Un point de vue soutenu par Chokr qui affirme que le Front du Salut National (FSN), une coalition de l’opposition, s’attend à ce que les choses s’aggravent. « On peut s’at­tendre très prochainement à des confrontations, car le Conseil consul­tatif va sûrement nous concocter des lois visant à asseoir le pouvoir des Frères musulmans. La loi sur les impôts sera appliquée et les manifes­tations incriminées. Mais une chose est sûre : nous sommes prêts pour faire face à tout cela », ajoute-t-il.

Les choses ne s’arrêtent pas au Conseil consultatif, mais la vraie bataille se déroulera autour des élec­tions parlementaires. Un vrai défi pour l’opposition qui rassemble actuellement toutes ses forces pour remporter cette bataille.

La bataille ne fait que commencer

Le Front du salut national n’a aucune intention d’accepter le résul­tat de ce référendum à cause, d’après lui, « de la fraude, des violations et des irrégularités ». Selon Hamdine Sabbahi, ancien candidat à la prési­dence de la République, les résultats « ne confirment qu’une chose : il n’y a pas de consensus sur cette Constitution ». « Le texte ouvre la voie à une série de lois qui vont balayer les libertés publiques », mar­tèle-t-il. « Le référendum n’est qu’un début ? C’est une bataille parmi d’autres autour de l’avenir de l’Egypte », souligne le FSN dans un communiqué. Celui-ci entend camper sur sa position, alors que des élec­tions législatives sont prévues d’ici deux mois. « Nous maintiendrons notre union et notre cohésion. Nous sommes prêts à participer à toutes les batailles démocratiques », a ajouté Sabbahi, qui appelle les Egyptiens à poursuivre leur lutte.

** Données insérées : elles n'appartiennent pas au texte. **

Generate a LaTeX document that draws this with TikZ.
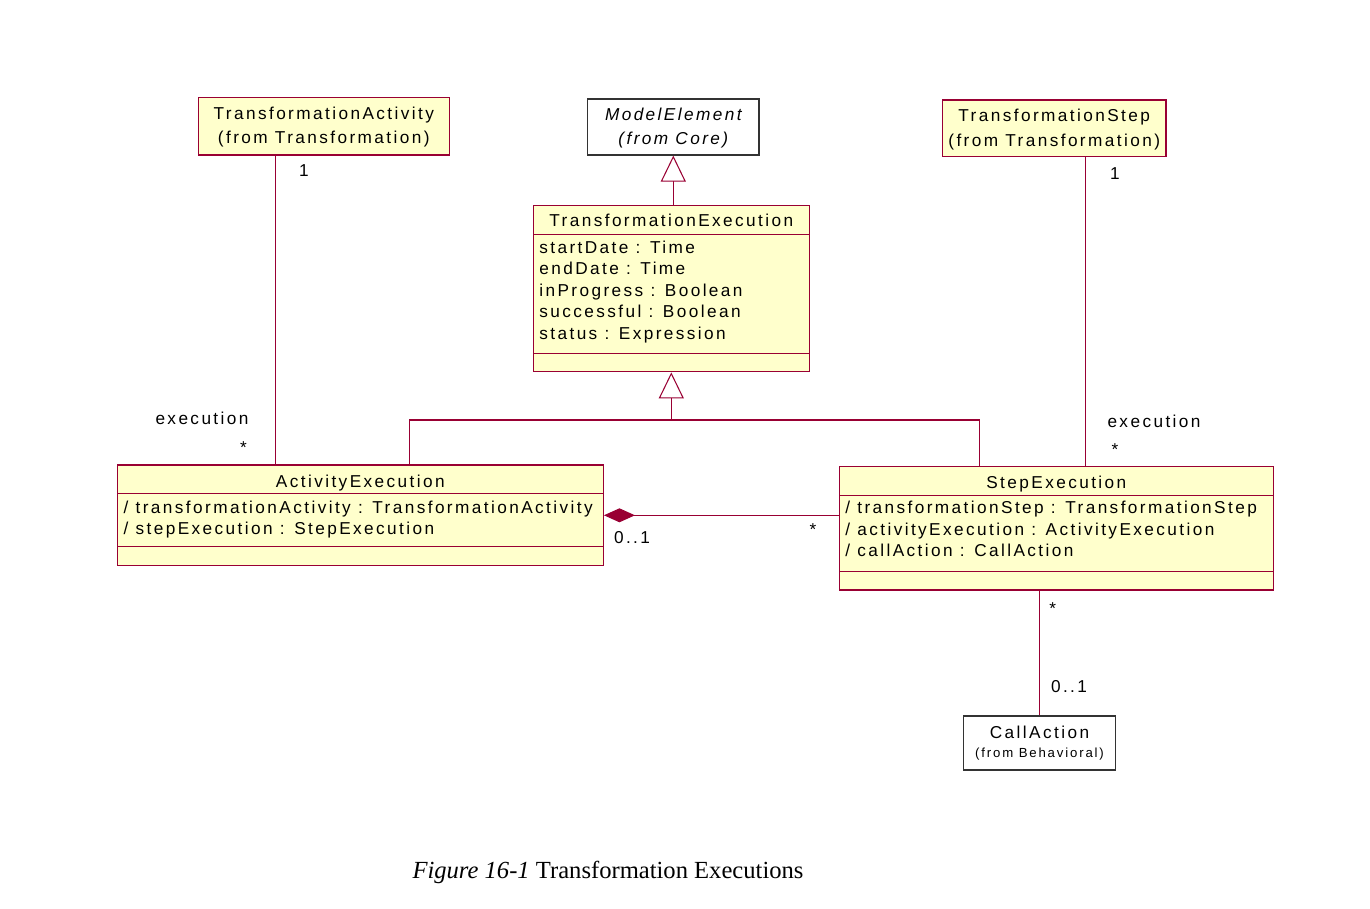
\documentclass[tikz,border=0pt]{standalone}
\usepackage{fontspec}
\setmainfont{Liberation Serif}
\newfontfamily\umlsans[LetterSpace=14]{Liberation Sans}
\usepackage{tikz}
\usetikzlibrary{positioning,calc,arrows.meta}
\usepackage{xcolor}

\definecolor{umlfill}{HTML}{FFFFCC}
\definecolor{umlline}{HTML}{990033}

\begin{document}
\begin{tikzpicture}[x=0.02cm,y=-0.02cm,
    cls/.style={rectangle,draw=umlline,fill=umlfill,line width=0.8pt,inner sep=0pt},
    ext/.style={rectangle,draw=black!80,fill=white,line width=0.7pt,inner sep=0pt},
    txt/.style={inner sep=0pt,font=\umlsans\fontsize{9.8}{12}\selectfont},
    small/.style={inner sep=0pt,font=\umlsans\fontsize{7.5}{9}\selectfont},
    divider/.style={draw=umlline,line width=0.6pt},
    assoc/.style={draw=umlline,line width=0.6pt},
    inherit/.style={assoc,-{Triangle[length=0.52cm,width=0.5cm,fill=white]}},
    comp/.style={assoc,-{Diamond[length=0.62cm,width=0.28cm,fill=umlline]}}]

\useasboundingbox (0,0) rectangle (1370,909);

% imported classes
\node[cls,minimum width=5.02cm,minimum height=1.154cm] (ta) at (323.8,126.2) {};
\node[txt,anchor=base] at (323.8,119.3) {TransformationActivity};
\node[txt,anchor=base] at (323.8,143.3) {(from Transformation)};

\node[ext,minimum width=3.426cm,minimum height=1.12cm] (me) at (673.3,127) {};
\node[txt,anchor=base] at (673.3,120.7) {\itshape ModelElement};
\node[txt,anchor=base] at (673.3,145) {\itshape (from Core)};

\node[cls,minimum width=4.474cm,minimum height=1.134cm] (ts) at (1054.2,128.3) {};
\node[txt,anchor=base] at (1054.2,121.7) {TransformationStep};
\node[txt,anchor=base] at (1054.2,146.7) {(from Transformation)};

% TransformationExecution
\node[cls,minimum width=5.52cm,minimum height=3.32cm] (te) at (671.3,288.7) {};
\node[txt,anchor=base] at (671.3,226.7) {TransformationExecution};
\draw[divider] (533.3,234.3) -- (809.3,234.3);
\draw[divider] (533.3,353.3) -- (809.3,353.3);
\foreach \attr [count=\i] in {{startDate : Time},{endDate : Time},{inProgress : Boolean},{successful : Boolean},{status : Expression}}
  \node[txt,anchor=base west] at (539,{253.3+21.5*(\i-1)}) {\attr};

% ActivityExecution
\node[cls,minimum width=9.72cm,minimum height=2.014cm] (ae) at (360.3,515.3) {};
\node[txt,anchor=base] at (360.3,487.3) {ActivityExecution};
\draw[divider] (117.3,493.3) -- (603.3,493.3);
\draw[divider] (117.3,546.7) -- (603.3,546.7);
\foreach \attr [count=\i] in {{/ transformationActivity : TransformationActivity},{/ stepExecution : StepExecution}}
  \node[txt,anchor=base west] at (123.3,{513.3+21*(\i-1)}) {\attr};

% StepExecution
\node[cls,minimum width=8.68cm,minimum height=2.466cm] (se) at (1056.3,528.3) {};
\node[txt,anchor=base] at (1056.3,488.3) {StepExecution};
\draw[divider] (839.3,495.7) -- (1273.3,495.7);
\draw[divider] (839.3,571.7) -- (1273.3,571.7);
\foreach \attr [count=\i] in {{/ transformationStep : TransformationStep},{/ activityExecution : ActivityExecution},{/ callAction : CallAction}}
  \node[txt,anchor=base west] at (845,{513.3+21.7*(\i-1)}) {\attr};

% CallAction
\node[ext,minimum width=3.048cm,minimum height=1.08cm] (ca) at (1039.5,743) {};
\node[txt,anchor=base] at (1039.5,738.3) {CallAction};
\node[small,anchor=base] at (1039.5,757.3) {(from Behavioral)};

% connectors
\coordinate (actLine) at (275.3,300);
\coordinate (stepLine) at (1085.7,300);
\coordinate (genL) at (409.5,420);
\coordinate (genR) at (979.3,420);

\draw[inherit] (te.north -| me.south) -- (me.south);
\draw[assoc] (ae.north -| genL) -- (genL) -- (genR) -- (se.north -| genR);
\draw[inherit] (genL -| te.south) -- (te.south);
\draw[assoc] (ta.south -| actLine) -- (ae.north -| actLine);
\draw[assoc] (ts.south -| stepLine) -- (se.north -| stepLine);
\draw[comp] (ae.east -| se.west) -- (ae.east);
\draw[assoc] (se.south -| ca.north) -- (ca.north);

% multiplicities and roles
\node[txt,anchor=base] (mTa) at (304,176.2) {1};
\node[txt,anchor=base] (rAe) at (202,424) {execution};
\node[txt,anchor=base] (mAe) at (243.5,453) {*};
\node[txt,anchor=base] (mTs) at (1115,179.5) {1};
\node[txt,anchor=base] (rSe) at (1154,427.3) {execution};
\node[txt,anchor=base] (mSe) at (1115,455.5) {*};
\node[txt,anchor=base] (mOwn) at (632,543) {0..1};
\node[txt,anchor=base] (mPart) at (813,535) {*};
\node[txt,anchor=base] (mCall) at (1052.7,614) {*};
\node[txt,anchor=base] (mCa) at (1069,692.7) {0..1};

\node[anchor=base,inner sep=0pt,font=\fontsize{14}{16}\selectfont] (caption) at (608,878.3) {\textit{Figure 16-1} Transformation Executions};

\end{tikzpicture}
\end{document}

Selon Nafea, il ne faut pas perdre espoir. L’histoire de la Constitution égyptienne le prouve. Les forces populaires ont jadis obligé le roi Fouad à annuler une Constitution imposée au peuple. Le politologue rappelle ces faits : En novembre 1935, les étudiants de l’Université Fouad Ier (actuellement du Caire), s’étaient rassemblés sur le pont Abbas, pour réclamer l’abrogation de la Constitution dite de 1930 imposée par le gouvernement d’Abdel-Aziz Sedqi et la réinstauration de la Constitution de 1923. Des affronte­ments ont eu lieu sur le pont, et des martyrs sont tombés. Toute l’Egypte était en deuil. Les grèves ont touché les quatre coins du pays et les jour­naux ont décidé de s’absenter des kiosques. Ces pressions ont poussé le roi Fouad à se soumettre à la contes­tation populaire. Il a décidé de réta­blir l’ancienne Constitution. La Constitution de 1923 est considérée comme la première Constitution égyptienne au vrai sens du terme. Elle a été le fruit d’un consensus populaire très large. « C’est l’une des meilleures Constitutions au monde », dit Nafea. Elle représente un exemple édifiant de la formation d’une assem­blée constituante équilibrée. Certains craignent que le résultat du référen­dum ne débouche sur une situation difficile avec un pays divisé et un régime islamiste fragilisé. « Il faut savoir que les islamistes sont conscients de la baisse de leur poids dans la rue. D’ailleurs, ils en sont très touchés », conclut Chokr.